= Family practitioner committee =

Family practitioner committees were established by the National Health Service Re-organisation Act 1973. They replaced local executive councils, which had been established in 1948 to manage primary care.

Executive councils were direct descendants of the insurance committees established by section 59 of the National Insurance Act 1911 but with additional responsibility for NHS dentistry and NHS optician services. Their role was essentially neutral and routine. They played little part in developing the services they administered. There were 138 executive councils in England and Wales and 25 in Scotland. The role of the council was to maintain GPs’ lists of patients and to receive practitioners’ claims for payment. It was headed by an administrator with managerial control only over the staff, not the practitioners.

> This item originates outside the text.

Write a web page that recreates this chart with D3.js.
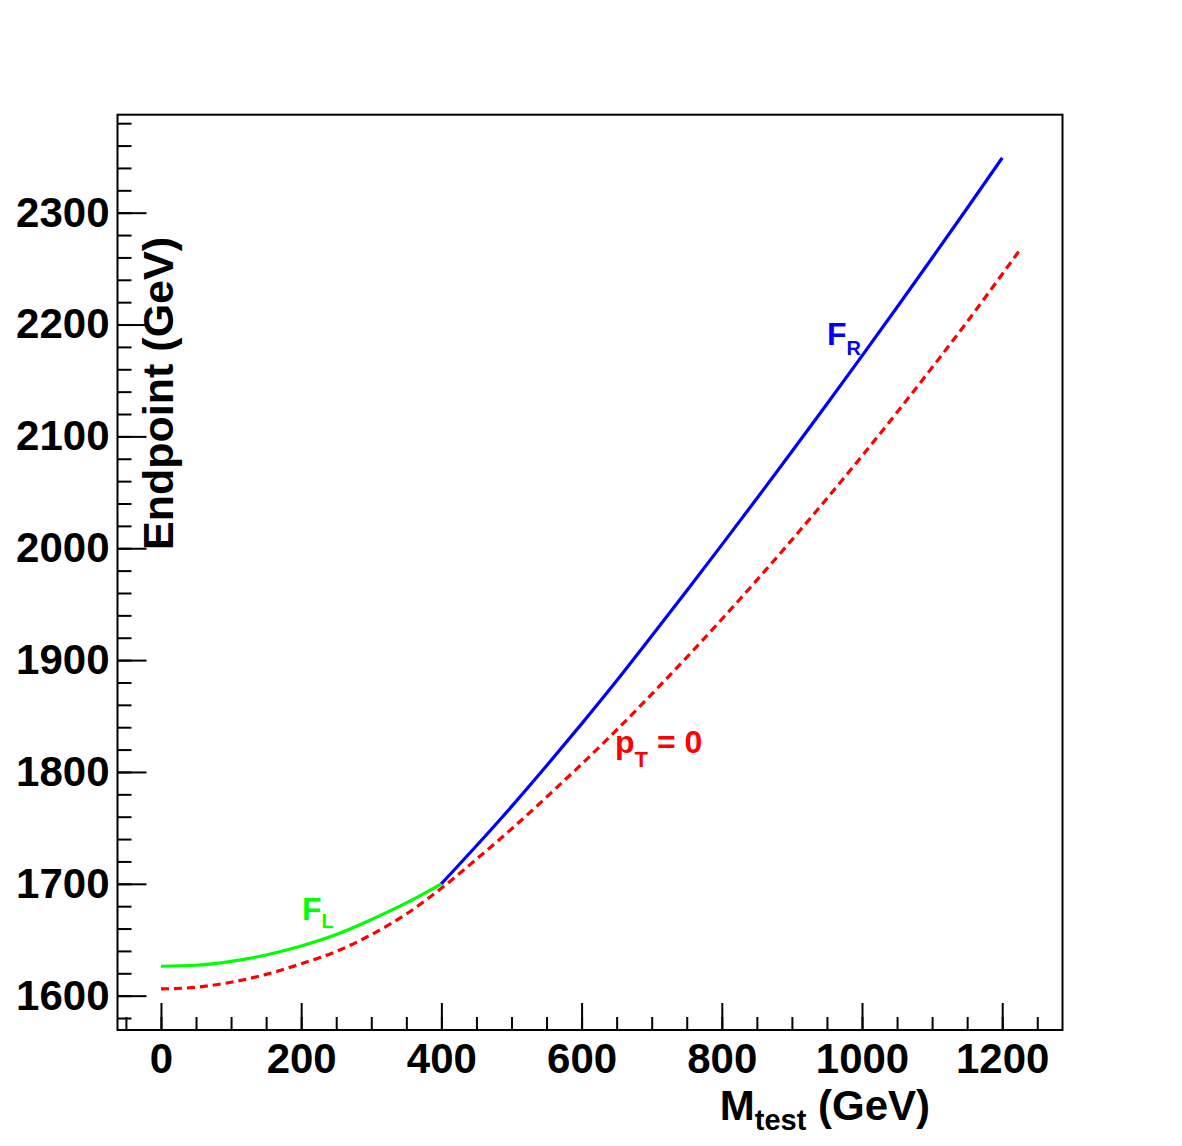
<!DOCTYPE html>
<html>
<head>
<meta charset="utf-8">
<script src="https://cdn.jsdelivr.net/npm/d3@7"></script>
<style>
  html, body { margin: 0; padding: 0; background: #fff; }
  svg { display: block; }
  text { font-family: "Liberation Sans", Arial, Helvetica, sans-serif; font-weight: bold; }
</style>
</head>
<body>
<svg id="chart" width="1182" height="1146"></svg>
<script>
// ---- data ----
const mFL = [0, 50, 100, 150, 200, 250, 300, 350, 400];
const eFL = [1626.3, 1627.2, 1630.7, 1636.4, 1644.4, 1654.6, 1668.0, 1682.9, 1700.0];

const mFR = [400, 450, 500, 550, 600, 650, 700, 750, 800, 850, 900, 950, 1000, 1050, 1100, 1150, 1200];
const eFR = [1700, 1734, 1769, 1805.5, 1843, 1881.5, 1921.5, 1962, 2003, 2044.5, 2086.5, 2129, 2172, 2215.5, 2259.5, 2304, 2349];

const mPT0 = [0, 50, 100, 150, 200, 250, 300, 350, 400, 450, 500, 550, 600, 650, 700, 750, 800, 850, 900, 950, 1000, 1050, 1100, 1150, 1200, 1225];
const ePT0 = [1606, 1607.5, 1612, 1619, 1628.5, 1639.5, 1654.5, 1673, 1696, 1722, 1749, 1777.5, 1807, 1837.5, 1869.5, 1902.5, 1936.5, 1971.5, 2007.5, 2044.5, 2082.5, 2121.5, 2161.5, 2202.5, 2245, 2266.5];

const xMajorTicks = [0, 200, 400, 600, 800, 1000, 1200];
const xMinorTicks = d3.range(-50, 1251, 50);
const yMajorTicks = [1600, 1700, 1800, 1900, 2000, 2100, 2200, 2300];
const yMinorTicks = d3.range(1580, 2381, 20);

// ---- layout ----
const frame = { left: 117.5, right: 1062.5, top: 114.7, bottom: 1030 };
const svg = d3.select("#chart");

const x = d3.scaleLinear().domain([-62, 1286]).range([frame.left, frame.right]);
const y = d3.scaleLinear().domain([1569.3, 2387.6]).range([frame.bottom, frame.top]);

// minor ticks
svg.append("g")
  .attr("transform", `translate(0,${frame.bottom})`)
  .call(d3.axisBottom(x).tickValues(xMinorTicks).tickSize(-13).tickFormat(""))
  .call(g => g.select(".domain").remove())
  .call(g => g.selectAll("line").attr("stroke", "#000").attr("stroke-width", 2));

svg.append("g")
  .attr("transform", `translate(${frame.left},0)`)
  .call(d3.axisLeft(y).tickValues(yMinorTicks).tickSize(-14).tickFormat(""))
  .call(g => g.select(".domain").remove())
  .call(g => g.selectAll("line").attr("stroke", "#000").attr("stroke-width", 2));

// major ticks with labels
svg.append("g")
  .attr("transform", `translate(0,${frame.bottom})`)
  .call(d3.axisBottom(x).tickValues(xMajorTicks).tickSize(-27).tickPadding(13).tickFormat(d3.format("d")))
  .call(g => g.select(".domain").remove())
  .call(g => g.selectAll("line").attr("stroke", "#000").attr("stroke-width", 2))
  .call(g => g.selectAll("text")
    .attr("fill", "#000")
    .style("font-size", "42px")
    .style("font-family", "'Liberation Sans', Arial, Helvetica, sans-serif")
    .style("font-weight", "bold"));

svg.append("g")
  .attr("transform", `translate(${frame.left},0)`)
  .call(d3.axisLeft(y).tickValues(yMajorTicks).tickSize(-29).tickPadding(8).tickFormat(d3.format("d")))
  .call(g => g.select(".domain").remove())
  .call(g => g.selectAll("line").attr("stroke", "#000").attr("stroke-width", 2))
  .call(g => g.selectAll("text")
    .attr("fill", "#000")
    .style("font-size", "42px")
    .style("font-family", "'Liberation Sans', Arial, Helvetica, sans-serif")
    .style("font-weight", "bold"));

// frame
svg.append("rect")
  .attr("x", frame.left).attr("y", frame.top)
  .attr("width", frame.right - frame.left).attr("height", frame.bottom - frame.top)
  .attr("fill", "none").attr("stroke", "#000").attr("stroke-width", 2);

// curves
const line = d3.line().x(d => x(d[0])).y(d => y(d[1])).curve(d3.curveMonotoneX);

svg.append("path")
  .datum(d3.zip(mPT0, ePT0))
  .attr("d", line)
  .attr("fill", "none").attr("stroke", "#ff0000").attr("stroke-width", 3.2)
  .attr("stroke-dasharray", "8,5");

svg.append("path")
  .datum(d3.zip(mFL, eFL))
  .attr("d", line)
  .attr("fill", "none").attr("stroke", "#00ff00").attr("stroke-width", 3.2);

svg.append("path")
  .datum(d3.zip(mFR, eFR))
  .attr("d", line)
  .attr("fill", "none").attr("stroke", "#0000ff").attr("stroke-width", 3.2);

// curve labels
function subLabel(px, py, main, sub, color, mainSize, subSize, dySub, rest) {
  const t = svg.append("text").attr("x", px).attr("y", py).attr("fill", color)
    .style("font-size", mainSize + "px");
  t.append("tspan").text(main);
  t.append("tspan").attr("dy", dySub).style("font-size", subSize + "px").text(sub);
  if (rest) t.append("tspan").attr("dy", -dySub).text(rest);
  return t;
}
subLabel(827, 345, "F", "R", "#0000ff", 32, 20, 10);
subLabel(302, 920, "F", "L", "#00ff00", 32, 20, 8);
subLabel(615, 753, "p", "T", "#ff0000", 32, 22, 14, " = 0");

// axis titles
const xt = svg.append("text").attr("x", 930).attr("y", 1120).attr("text-anchor", "end")
  .attr("fill", "#000").style("font-size", "42px");
xt.append("tspan").text("M");
xt.append("tspan").attr("dy", 10).style("font-size", "29px").text("test");
xt.append("tspan").attr("dy", -10).text(" (GeV)");

svg.append("text")
  .attr("transform", "translate(173,237) rotate(-90)")
  .attr("text-anchor", "end")
  .attr("fill", "#000").style("font-size", "43px")
  .text("Endpoint (GeV)");
</script>
</body>
</html>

Each family practitioner committee had thirty members, eleven of which were appointed by the area health authority with which it was coterminous. Eight were appointed by the local medical committee, three by the local dental committee, two by the local pharmaceutical committee, two by the local optical committee and four by the local authority.

One of the tasks of the committee was to maintain lists of registered patients and registered practitioners.

The National Health Service and Community Care Act 1990 abolished the committees, and they were replaced by family health services authorities. Nearly half of all family practitioner committee administrators were sacked, and the new appointees came from outside the NHS, nearly all from industry or the armed forces. The functions of the FHSAs were later subsumed into primary care trusts. The Family Health Services Appeal Authority was established to hear appeals and applications resulting from decisions made about the inclusion of patients and practitioners in lists. It was abolished in 2005.